Según me contaron, nací una tarde noche de viernes, mientras
mi padre bullía de línea en línea acercándose al corazón de Barcelona, camino
de endoblar y con una larga madrugada por delante.
Y crecí de viernes en viernes, amarrado a la esquina de una
ancha mesa de pino. Allí, por necesidad de la edad y elevado sobre un pequeño
cajón de pan, de un amarillo desvaído, devoraba cuentos y novelas de pistoleros
mientras esperaba órdenes de mis mayores. Y en aquel rincón apagado se fueron
sucediendo las noches, y me hice perpetuo y pasé desapercibido, como el ancho
machón encalado que me amparaba y la pesada y vetusta máquina de pesar los
bollos que día con día se oxidaba un poco más.

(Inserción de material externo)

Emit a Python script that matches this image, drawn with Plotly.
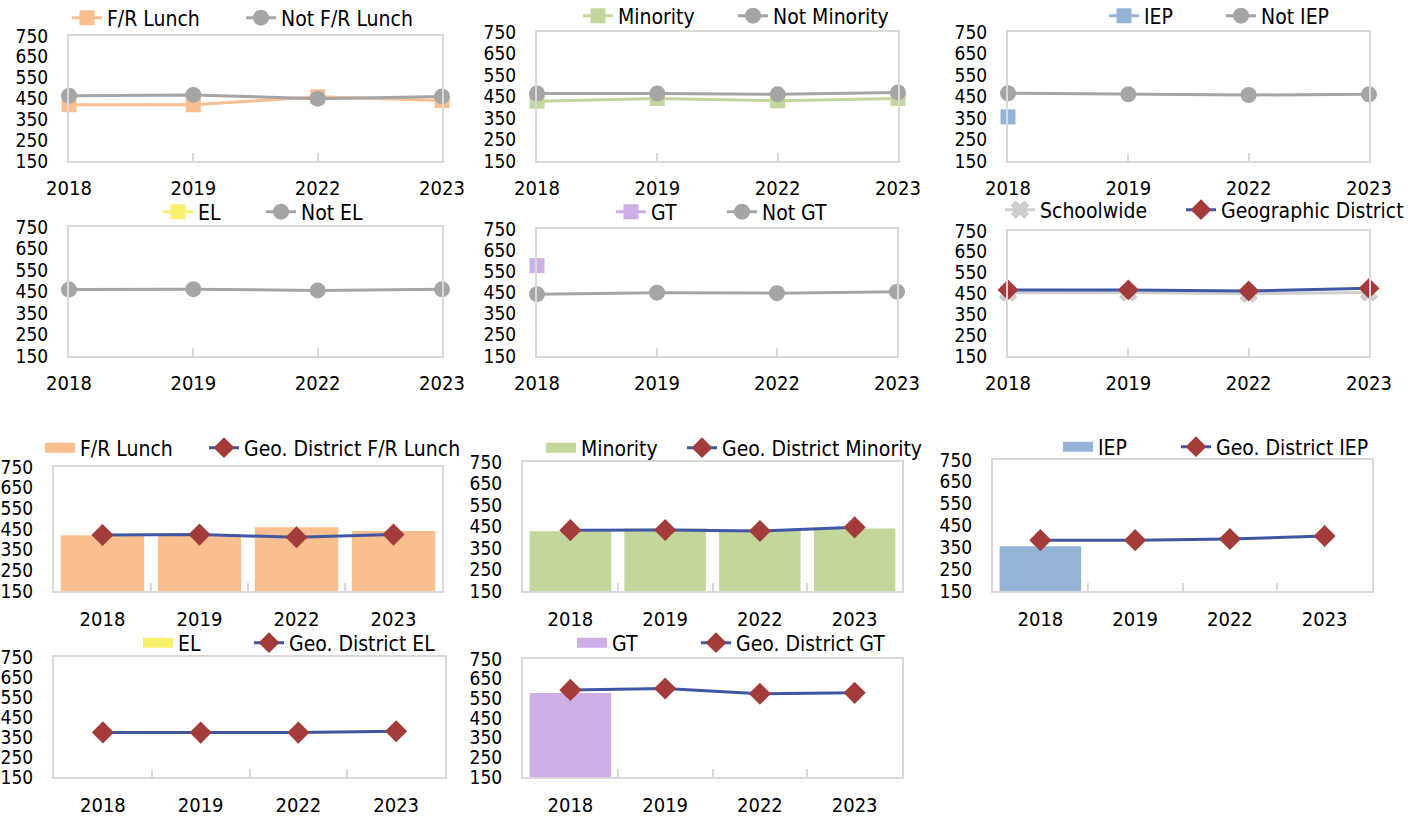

Junto a la esquina, cada noche, desfilaron unos y otros,
algunos para un rato, otros se quedaron plantados por un tiempo. Pasaron
fantasmas, unos de capa y espada, otros que voceaban a la mínima y los menos de
sábana en largo.
Mis primeros viernes, apenas daba por zanjada la escuela, me
faltaban pies para bajar de grá en grá la Mestanza, llegar al Cotanillo y
dormir apenas unas horas, y me desperezaba con aquellos simpáticos “Barbapapá”
de entonces. El tiempo, que todo muda y a
veces sepulta, y las modernidades tecnológicas fueron retrasando el
momento de arrancar en el tajo, y así en un traspiés de viernes me levanté con
la nueva y triste noticia de la muerte de Rodríguez de la Fuente; y en otro tropezón
y con el hacer de las hormonas, disparate tendió un puente entre formación y
obligación.
Para la historia, viernes era el día de la diosa Venus, para
mis días era arrancar un fin de semana de asueto, que viene a ser lo mismo. Pero a mí el
viernes me puso por delante un espejo donde siempre me he mirado y una
responsabilidad temprana, quizá demasiado. Compartí ratos en aquellas noches de
viernes con otros que quisieron atarse en aquel rincón de la mesa, como Pedro
Cámara, Antonio Chaparro,… y el Nani, con quién eché buenos viernes y con quién
mudé, momentáneamente, letras por baraja.
Y recuerdo noches encendidas, la tahona apagada y sólo el flamear
de la débil llama de dos o tres velones. Y recuerdo estar de manos cruzadas y
el chirriar de un denso pero apacible silencio.